During the 2016 municipal elections, the ward only mustered a voter turnout of 61.2%.

For the most part, there wasn’t much conflict between the parties and their supporters, apart from the DA, which lodged a complaint with the Independent Electoral Commission, claiming the ACDP provided people with vouchers for food that they would receive on Saturday in exchange for their votes.

The ACDP said on its official Twitter account: “Actually we have always distributed food. I don’t see anything said about only if we win. We will certainly investigate. We don’t buy votes ever.”
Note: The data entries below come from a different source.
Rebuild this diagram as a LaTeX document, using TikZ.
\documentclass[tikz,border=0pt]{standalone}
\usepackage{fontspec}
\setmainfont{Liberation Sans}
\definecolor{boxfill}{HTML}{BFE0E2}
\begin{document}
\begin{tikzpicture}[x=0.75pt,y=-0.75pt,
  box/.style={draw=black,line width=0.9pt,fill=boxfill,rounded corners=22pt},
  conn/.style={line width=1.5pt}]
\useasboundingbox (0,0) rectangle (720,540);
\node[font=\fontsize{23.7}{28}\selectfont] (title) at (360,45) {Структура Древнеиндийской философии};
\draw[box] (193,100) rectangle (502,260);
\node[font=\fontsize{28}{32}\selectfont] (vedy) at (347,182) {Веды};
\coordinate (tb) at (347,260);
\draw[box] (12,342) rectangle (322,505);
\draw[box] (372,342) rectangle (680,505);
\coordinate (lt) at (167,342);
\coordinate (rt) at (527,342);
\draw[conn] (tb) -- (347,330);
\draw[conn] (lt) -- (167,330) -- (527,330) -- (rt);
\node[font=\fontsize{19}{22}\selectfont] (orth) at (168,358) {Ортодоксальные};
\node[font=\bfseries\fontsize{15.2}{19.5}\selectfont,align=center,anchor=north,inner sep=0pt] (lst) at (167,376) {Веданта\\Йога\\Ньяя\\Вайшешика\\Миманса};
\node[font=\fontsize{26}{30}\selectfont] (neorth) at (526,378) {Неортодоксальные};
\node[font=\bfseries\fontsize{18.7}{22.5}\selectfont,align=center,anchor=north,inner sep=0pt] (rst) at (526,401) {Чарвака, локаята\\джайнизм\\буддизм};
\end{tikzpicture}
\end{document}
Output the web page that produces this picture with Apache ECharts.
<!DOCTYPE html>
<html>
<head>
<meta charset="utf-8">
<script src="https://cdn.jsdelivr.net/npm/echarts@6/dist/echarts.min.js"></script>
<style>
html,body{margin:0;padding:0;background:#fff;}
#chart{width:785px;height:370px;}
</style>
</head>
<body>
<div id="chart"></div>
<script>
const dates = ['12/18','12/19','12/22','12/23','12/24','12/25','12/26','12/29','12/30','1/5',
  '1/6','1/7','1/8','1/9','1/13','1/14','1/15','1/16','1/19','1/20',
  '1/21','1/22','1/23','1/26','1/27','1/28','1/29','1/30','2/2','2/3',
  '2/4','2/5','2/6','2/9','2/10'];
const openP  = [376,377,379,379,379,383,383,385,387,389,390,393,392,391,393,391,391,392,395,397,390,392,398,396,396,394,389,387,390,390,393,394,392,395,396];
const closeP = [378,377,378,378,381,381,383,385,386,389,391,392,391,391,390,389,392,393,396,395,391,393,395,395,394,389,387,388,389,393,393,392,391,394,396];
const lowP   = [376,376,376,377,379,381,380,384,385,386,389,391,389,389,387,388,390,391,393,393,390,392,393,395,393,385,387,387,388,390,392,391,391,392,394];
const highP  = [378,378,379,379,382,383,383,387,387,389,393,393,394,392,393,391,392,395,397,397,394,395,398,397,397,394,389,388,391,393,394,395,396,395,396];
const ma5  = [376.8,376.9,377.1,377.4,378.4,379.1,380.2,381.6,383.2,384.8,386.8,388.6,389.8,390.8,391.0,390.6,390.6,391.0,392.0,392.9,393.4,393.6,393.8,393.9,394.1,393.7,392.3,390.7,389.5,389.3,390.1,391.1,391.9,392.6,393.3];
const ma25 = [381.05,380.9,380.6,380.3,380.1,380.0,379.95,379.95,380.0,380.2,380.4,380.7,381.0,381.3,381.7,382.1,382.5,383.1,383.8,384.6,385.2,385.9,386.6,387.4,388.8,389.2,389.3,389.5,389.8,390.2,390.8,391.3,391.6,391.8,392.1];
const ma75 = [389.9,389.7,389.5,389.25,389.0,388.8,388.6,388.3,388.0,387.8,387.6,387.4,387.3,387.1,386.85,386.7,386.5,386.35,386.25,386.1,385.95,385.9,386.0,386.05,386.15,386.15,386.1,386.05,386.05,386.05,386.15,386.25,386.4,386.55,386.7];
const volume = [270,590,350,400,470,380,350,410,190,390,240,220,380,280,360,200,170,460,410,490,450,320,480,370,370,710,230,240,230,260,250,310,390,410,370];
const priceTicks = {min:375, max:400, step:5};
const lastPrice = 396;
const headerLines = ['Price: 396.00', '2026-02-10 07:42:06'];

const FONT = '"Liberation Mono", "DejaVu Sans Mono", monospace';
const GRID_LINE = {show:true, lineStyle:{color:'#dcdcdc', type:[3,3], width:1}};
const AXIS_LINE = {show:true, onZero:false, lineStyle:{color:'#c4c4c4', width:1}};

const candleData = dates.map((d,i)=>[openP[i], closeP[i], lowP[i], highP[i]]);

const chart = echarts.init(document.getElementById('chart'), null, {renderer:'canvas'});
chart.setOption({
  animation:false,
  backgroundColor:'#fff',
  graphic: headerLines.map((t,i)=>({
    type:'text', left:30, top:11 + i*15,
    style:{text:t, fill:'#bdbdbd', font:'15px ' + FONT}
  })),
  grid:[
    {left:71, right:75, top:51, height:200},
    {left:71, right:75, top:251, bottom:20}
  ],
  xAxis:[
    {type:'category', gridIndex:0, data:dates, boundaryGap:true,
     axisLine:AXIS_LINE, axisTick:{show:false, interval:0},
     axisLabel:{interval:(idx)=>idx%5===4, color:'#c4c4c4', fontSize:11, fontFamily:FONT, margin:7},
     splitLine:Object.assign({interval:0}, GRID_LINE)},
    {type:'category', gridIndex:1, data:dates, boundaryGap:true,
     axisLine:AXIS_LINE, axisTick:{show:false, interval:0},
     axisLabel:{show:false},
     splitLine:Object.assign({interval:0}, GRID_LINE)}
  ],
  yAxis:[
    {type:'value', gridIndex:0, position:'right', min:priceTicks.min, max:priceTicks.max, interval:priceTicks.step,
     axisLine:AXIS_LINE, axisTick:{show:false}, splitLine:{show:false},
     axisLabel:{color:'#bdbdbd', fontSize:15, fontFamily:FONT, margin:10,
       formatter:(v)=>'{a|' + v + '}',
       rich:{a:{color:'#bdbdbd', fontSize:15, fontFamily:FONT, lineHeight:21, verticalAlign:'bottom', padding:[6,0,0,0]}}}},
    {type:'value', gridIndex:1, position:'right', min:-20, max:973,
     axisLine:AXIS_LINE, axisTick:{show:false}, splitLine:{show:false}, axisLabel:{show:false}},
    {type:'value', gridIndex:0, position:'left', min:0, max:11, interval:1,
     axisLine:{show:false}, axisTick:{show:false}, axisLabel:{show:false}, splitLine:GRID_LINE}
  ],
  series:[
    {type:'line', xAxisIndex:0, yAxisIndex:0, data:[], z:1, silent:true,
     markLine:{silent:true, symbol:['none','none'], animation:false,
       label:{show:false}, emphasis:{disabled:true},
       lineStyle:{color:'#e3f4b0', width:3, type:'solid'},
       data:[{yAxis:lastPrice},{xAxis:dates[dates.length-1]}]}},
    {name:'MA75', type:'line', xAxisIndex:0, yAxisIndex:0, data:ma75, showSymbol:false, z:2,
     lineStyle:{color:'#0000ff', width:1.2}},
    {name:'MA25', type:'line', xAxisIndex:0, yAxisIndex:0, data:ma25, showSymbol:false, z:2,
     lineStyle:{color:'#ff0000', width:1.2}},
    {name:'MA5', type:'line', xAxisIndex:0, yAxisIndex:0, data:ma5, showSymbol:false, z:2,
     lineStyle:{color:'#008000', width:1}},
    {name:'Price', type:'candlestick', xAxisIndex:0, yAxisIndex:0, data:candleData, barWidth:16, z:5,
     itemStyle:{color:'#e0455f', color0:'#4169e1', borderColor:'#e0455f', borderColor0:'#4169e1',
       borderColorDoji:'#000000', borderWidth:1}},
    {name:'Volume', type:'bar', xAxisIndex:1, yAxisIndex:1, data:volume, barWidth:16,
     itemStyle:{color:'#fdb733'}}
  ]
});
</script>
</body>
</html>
The candidates contesting the by-election are the ACDP’s Charmaine Malgas, ANC’s Bazoya Mtini, DA’s Theresa Thompson, the Democratic Independent Party’s Kenneth Brookes and the EFF’s Theresa Jafta.

In 2016, the DA won the ward with 81% of the vote, while the ANC got 10%, the EFF 3% and the ACDP was one of the parties which got about 1% of the vote.

DA officials were confident that they would retain the ward while ANC officials admitted that it would be difficult for them to win the ward. The ANC was, however, very confident that it would retain Ward 5 in the Bergrivier Municipality and Ward 101 in Cape Town, in Bloekombos in the Kraaifontein area – the two other by-elections in the province on Wednesday.
Judging by their presence on the ground, it seems that the ACDP expects to improve in Ward 31.

In by-elections in the rural Western Cape last year, the DA saw a decrease in their support of around 9%. Therefore, the by-election was viewed as a barometer to show whether the party’s support in Cape Town was also on the decline ahead of the national and general elections.

It seemed on Wednesday as if the ANC’s mobilisation on the ground wasn’t what it would be for the national and provincial elections.

The vacancy came about after Jonathan Cupido resigned as councillor and DA member in solidarity with former Cape town mayor Patricia de Lille.

De Lille has formed a new party, called GOOD. The party, still in its infancy, did not put up a candidate.

The EFF had a van draped in its flag and had speakers while patrolling the neighbourhood. Outside the Nooitgedacht voting station, it played the song Koekie Loekie, a favourite of former DA leader Helen Zille on the 2009 campaign trail.

Shortly after, the three EFF members manning their table outside the voting station temporarily left, asking the adjacent ACDP members to keep an eye on the table because they were “church people”

In the Bergrivier Municipality’s Ward 5, independent Andries Jaars, the ACDP’s Jan Maarman, the ANC’s Immanuel Adams, the DA’s Adam van Wyk and the EFF’s Dirk Jakobus Adam are the candidates.

The vacancy came about when the ANC’s Billy Claassen was expelled. In the municipal elections of 2011 and in 2016, the DA won the ward but in a by-election in August 2017, the ANC turned the table and Claassen won with 54% of the vote.

Ward 101 in Cape Town is an ANC stronghold. The party obtained 84% of the vote in the 2016 municipal elections to the DA’s 9%.